Checkmate | |
Type: | promo |
Artist: | Jadakiss |
Genre: | Hip hop |
Length: | 2:38 |
Producer: | The Alchemist |
"Checkmate" is a song by the American rapper Jadakiss, released as a promotional single on March 9, 2005, by Ruff Ryders Entertainment/Interscope Records. The song uses the instrumental "Air It Out" from Big Noyd's album Only the Strong, produced by The Alchemist.
"Checkmate" is a diss track aimed at 50 Cent, a response to 50 Cent's diss track "Piggy Bank". "Checkmate" was in heavy rotation on hip-hop radio and reached number 56 on Billboard Hot R&B/Hip-Hop Songs chart.
50 Cent had a feud with Ja Rule since 1999.[1] In 2004, Jadakiss and Fat Joe appeared on Ja Rule's song "New York". 50 Cent saw it as them "helping" Ja Rule while 50 Cent was "destroying him", so he started feuding with them as well.[2] 50 Cent's second album, The Massacre, was released on March 3, 2005.[3] The album included the song "Piggy Bank" which contained mentions of a number of rappers 50 Cent had feuds with, including Jadakiss.[4]
According to Jadakiss, initially he wasn't interested in beefing with 50 Cent. "That was really a lot of media hyping it up", he said to Vibe magazine. He changed his mind once people, including his friends, started asking whether or not he had heard "Piggy Bank" and if he will respond to it. Jadakiss decided to use instrumental "Air It Out" from Big Noyd's album Only the Strong, produced by The Alchemist.[5] 50 Cent previously used this instrumental for his Murder Inc. diss song "I'm an Animal".[6]

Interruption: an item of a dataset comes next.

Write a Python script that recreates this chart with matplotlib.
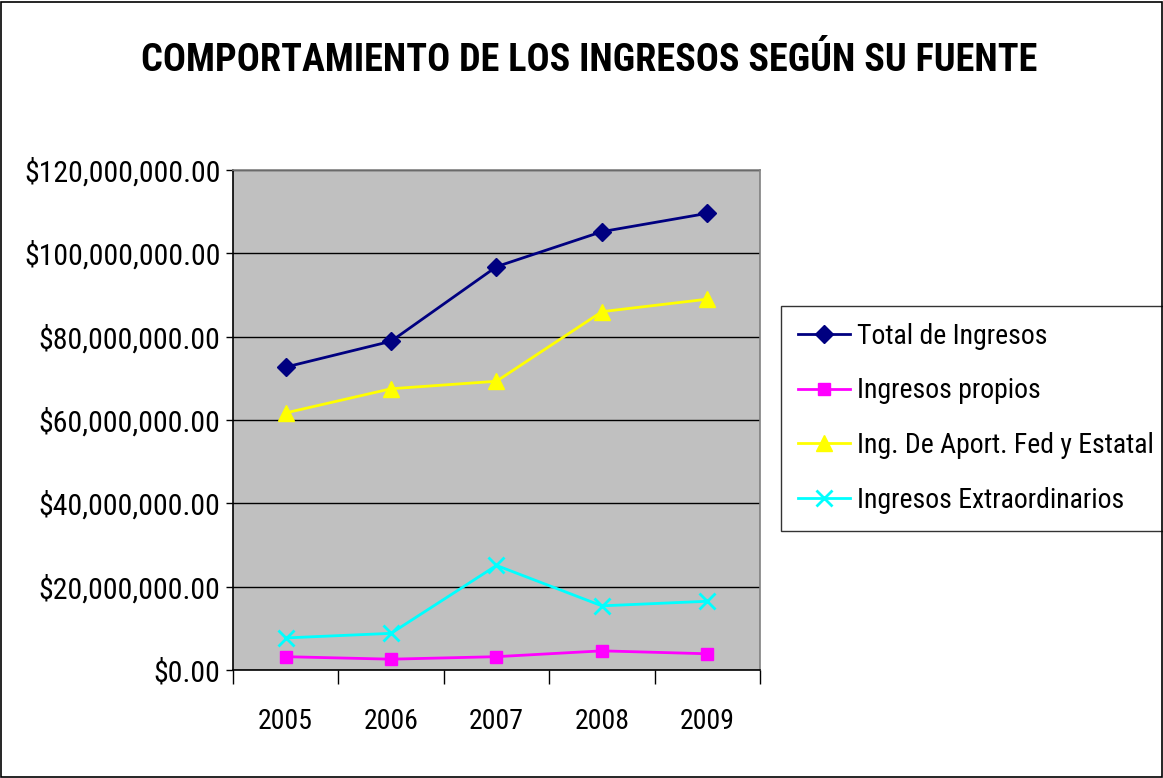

"Checkmate" is a diss song, written with the goal to verbally attack 50 Cent. Jadakiss starts the song by congratulating 50 Cent on selling 1.1 million copies of his album The Massacre in one week. Then, the first and only verse of the song starts. In the verse, Jadakiss raps about 50 Cent's perceived weaknesses and shortcomings,[7] including alleged snitching and his lack of originality. Jadakiss points out the assassination attempt being the primary theme of 50 Cent's lyrics, while simultaneously making fun of it by rapping "You had to get shot nine times to be rich" and "Since when has it become cool to get shot and not shoot back?". In the song, Jadakiss mentions the mansion in Connecticut owned by 50 Cent,[8] asserting that one cannot be "the King of New York" while living there. Later in the song he also questions 50 Cent's lyrical abilities as a rapper, comparing him to other G-Unit members, and tells him to "just sell clothes and sneakers". According to XXL magazine, by mentioning 50 Cent's friends and business ventures, "Jada created the impression that he knew his nemesis inside and out".

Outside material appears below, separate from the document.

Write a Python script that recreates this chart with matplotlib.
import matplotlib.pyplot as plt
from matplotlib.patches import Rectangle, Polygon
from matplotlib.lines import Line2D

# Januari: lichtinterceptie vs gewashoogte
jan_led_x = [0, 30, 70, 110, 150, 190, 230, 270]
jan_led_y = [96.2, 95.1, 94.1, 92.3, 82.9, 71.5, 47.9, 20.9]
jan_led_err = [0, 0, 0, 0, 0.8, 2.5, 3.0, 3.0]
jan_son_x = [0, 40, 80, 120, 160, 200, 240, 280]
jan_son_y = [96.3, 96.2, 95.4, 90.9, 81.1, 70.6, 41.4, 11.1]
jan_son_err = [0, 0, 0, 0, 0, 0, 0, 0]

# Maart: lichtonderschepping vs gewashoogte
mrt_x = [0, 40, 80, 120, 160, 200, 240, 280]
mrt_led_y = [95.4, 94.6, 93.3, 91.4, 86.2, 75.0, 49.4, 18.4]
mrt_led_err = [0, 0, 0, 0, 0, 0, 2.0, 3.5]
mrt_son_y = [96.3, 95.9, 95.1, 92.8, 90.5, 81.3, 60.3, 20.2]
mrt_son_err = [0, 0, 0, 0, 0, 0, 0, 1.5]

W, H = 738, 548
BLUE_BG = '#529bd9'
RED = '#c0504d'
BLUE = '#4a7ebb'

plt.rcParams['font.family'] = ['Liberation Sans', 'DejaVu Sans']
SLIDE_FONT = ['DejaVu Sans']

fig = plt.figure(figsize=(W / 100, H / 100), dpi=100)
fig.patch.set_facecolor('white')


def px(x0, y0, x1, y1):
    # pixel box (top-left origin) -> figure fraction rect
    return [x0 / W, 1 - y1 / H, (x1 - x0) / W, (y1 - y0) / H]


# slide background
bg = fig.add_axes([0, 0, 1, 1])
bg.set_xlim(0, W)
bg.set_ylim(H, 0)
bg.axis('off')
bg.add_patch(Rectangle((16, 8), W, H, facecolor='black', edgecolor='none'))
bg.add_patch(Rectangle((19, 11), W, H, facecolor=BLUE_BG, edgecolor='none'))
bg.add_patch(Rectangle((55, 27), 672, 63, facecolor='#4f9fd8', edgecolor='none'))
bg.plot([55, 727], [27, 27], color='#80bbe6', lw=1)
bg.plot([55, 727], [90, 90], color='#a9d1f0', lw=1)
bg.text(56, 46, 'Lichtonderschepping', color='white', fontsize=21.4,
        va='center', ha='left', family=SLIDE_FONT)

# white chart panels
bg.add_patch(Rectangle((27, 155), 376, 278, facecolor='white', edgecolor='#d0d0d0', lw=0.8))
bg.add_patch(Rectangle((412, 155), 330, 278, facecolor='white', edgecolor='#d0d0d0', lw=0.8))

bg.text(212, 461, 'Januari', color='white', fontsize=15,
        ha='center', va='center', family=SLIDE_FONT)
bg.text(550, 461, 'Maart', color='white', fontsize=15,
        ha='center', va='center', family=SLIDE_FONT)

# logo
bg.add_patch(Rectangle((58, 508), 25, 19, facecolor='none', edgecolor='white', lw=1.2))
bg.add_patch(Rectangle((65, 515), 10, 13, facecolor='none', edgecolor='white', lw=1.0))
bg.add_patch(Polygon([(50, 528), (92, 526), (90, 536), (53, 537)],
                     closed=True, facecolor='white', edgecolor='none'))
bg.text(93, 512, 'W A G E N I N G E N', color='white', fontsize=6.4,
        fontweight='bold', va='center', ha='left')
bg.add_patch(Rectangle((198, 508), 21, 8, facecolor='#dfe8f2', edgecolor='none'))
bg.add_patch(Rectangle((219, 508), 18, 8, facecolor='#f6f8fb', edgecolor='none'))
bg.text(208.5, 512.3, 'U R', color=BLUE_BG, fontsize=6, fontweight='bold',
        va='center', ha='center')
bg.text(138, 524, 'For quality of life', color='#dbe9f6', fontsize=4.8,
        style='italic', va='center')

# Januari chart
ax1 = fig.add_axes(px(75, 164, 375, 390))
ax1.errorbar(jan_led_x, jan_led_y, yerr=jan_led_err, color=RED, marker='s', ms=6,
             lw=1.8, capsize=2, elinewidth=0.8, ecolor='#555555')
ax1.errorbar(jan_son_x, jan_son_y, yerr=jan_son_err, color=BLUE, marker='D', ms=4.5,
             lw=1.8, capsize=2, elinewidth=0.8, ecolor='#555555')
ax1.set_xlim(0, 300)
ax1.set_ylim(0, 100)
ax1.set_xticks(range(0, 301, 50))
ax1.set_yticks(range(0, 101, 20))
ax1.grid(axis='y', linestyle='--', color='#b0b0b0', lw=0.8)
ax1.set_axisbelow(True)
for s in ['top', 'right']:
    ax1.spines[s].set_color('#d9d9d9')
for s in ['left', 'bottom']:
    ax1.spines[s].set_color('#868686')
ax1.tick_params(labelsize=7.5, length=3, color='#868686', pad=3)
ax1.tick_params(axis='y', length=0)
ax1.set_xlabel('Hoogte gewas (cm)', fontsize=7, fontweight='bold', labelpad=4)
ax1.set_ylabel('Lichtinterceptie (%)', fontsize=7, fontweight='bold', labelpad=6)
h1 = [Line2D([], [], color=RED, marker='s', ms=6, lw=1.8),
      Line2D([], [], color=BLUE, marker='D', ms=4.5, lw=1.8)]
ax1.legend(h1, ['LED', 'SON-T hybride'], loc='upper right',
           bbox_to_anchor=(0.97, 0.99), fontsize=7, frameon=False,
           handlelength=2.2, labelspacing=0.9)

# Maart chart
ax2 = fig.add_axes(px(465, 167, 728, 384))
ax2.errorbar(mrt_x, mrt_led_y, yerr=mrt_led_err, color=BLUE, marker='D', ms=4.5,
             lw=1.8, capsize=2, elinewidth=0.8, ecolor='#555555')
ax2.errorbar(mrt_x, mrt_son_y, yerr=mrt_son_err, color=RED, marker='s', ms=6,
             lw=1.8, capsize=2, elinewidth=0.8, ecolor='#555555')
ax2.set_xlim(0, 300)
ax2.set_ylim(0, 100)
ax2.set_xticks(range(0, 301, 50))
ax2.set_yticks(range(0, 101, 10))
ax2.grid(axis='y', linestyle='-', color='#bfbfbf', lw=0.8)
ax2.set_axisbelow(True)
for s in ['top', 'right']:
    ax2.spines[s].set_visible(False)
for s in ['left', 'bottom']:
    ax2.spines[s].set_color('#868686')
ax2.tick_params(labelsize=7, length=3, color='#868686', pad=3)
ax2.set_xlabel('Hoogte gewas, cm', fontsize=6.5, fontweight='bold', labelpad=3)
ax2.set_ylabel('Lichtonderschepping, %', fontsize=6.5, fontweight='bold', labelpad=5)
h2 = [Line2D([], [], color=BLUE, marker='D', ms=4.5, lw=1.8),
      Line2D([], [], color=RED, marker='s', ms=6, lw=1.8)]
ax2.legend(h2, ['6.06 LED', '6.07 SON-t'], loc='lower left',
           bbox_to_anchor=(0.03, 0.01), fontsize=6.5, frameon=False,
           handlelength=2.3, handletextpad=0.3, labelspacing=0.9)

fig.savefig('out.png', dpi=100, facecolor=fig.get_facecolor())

"Checkmate" was released on March 9, 2005, a few hours after a press conference where 50 Cent announced the end of his feud with rapper The Game.[9] [10] Released as a promotional single on Ruff Ryders Entertainment/Interscope Records,[11] the song was premiered later that day along with Fat Joe's "My FoFo" on DJ Funkmaster Flex's radio show on Hot 97.[12]

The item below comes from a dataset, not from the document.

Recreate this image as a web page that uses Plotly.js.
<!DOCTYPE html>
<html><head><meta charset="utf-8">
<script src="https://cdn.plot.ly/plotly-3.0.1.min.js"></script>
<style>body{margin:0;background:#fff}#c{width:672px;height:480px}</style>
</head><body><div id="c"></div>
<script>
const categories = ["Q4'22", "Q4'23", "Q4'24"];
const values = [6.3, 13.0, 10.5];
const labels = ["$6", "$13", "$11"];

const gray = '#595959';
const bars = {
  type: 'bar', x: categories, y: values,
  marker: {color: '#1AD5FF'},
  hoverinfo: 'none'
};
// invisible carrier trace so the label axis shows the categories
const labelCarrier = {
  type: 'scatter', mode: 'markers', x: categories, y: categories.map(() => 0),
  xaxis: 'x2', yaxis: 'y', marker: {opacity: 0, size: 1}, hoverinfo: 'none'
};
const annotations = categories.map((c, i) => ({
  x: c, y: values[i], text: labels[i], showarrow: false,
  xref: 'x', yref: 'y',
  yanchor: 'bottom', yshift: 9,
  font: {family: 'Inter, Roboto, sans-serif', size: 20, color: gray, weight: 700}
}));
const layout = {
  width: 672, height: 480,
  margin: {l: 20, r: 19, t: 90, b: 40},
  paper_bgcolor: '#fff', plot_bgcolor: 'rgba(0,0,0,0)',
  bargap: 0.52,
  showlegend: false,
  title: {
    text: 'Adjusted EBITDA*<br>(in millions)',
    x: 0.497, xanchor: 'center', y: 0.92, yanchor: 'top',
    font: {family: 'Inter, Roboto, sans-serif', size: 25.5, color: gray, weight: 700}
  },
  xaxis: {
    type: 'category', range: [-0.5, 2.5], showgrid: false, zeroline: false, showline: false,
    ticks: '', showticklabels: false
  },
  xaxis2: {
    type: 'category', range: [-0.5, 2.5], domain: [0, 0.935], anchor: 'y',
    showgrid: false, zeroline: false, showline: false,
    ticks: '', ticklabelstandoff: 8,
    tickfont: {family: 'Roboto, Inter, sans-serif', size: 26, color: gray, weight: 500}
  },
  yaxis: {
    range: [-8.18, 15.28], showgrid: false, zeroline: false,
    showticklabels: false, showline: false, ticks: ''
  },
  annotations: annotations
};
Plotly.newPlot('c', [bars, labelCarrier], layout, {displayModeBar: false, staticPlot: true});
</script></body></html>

According to Slate, after the release, "Checkmate" was in heavy rotation on hip-hop radio.[13] The song appeared on Billboard Hot R&B/Hip-Hop Songs chart, where it peaked at number 56. The success of the song allowed Jadakiss to go on tour, where he would perform the song. "Checkmate" was later included on the live album Jadakiss: Kiss Of Death – Tour 2005.[14]
50 Cent and Jadakiss continued to release diss tracks aimed at each other throughout the year,[15] until they ended the feud when 50 Cent visited Jadakiss' studio and they spent a few hours talking to each other.[16] According to Jadakiss, he made "a lot of money" off the feud. In 2011, he claimed the feud was "just a good marketing tool for 50 and his second album".
In 2022, XXL magazine described the song as an "exercise in concision and rhyme technique" and called it "one of the very best clapbacks in rap history".[17] The Ringer placed "Checkmate" at number 11 on their list of the greatest diss tracks of all time, stating that "Jadakiss defeated him by reminding people that there was a reason why 50 was initially blackballed, that there was a reason real street dudes wanted him gone". The website's writer Jayson Buford viewed the song as the beginning of "50 Cent's transition into a wrestling heel–like celebrity who used to be a rapper".[18]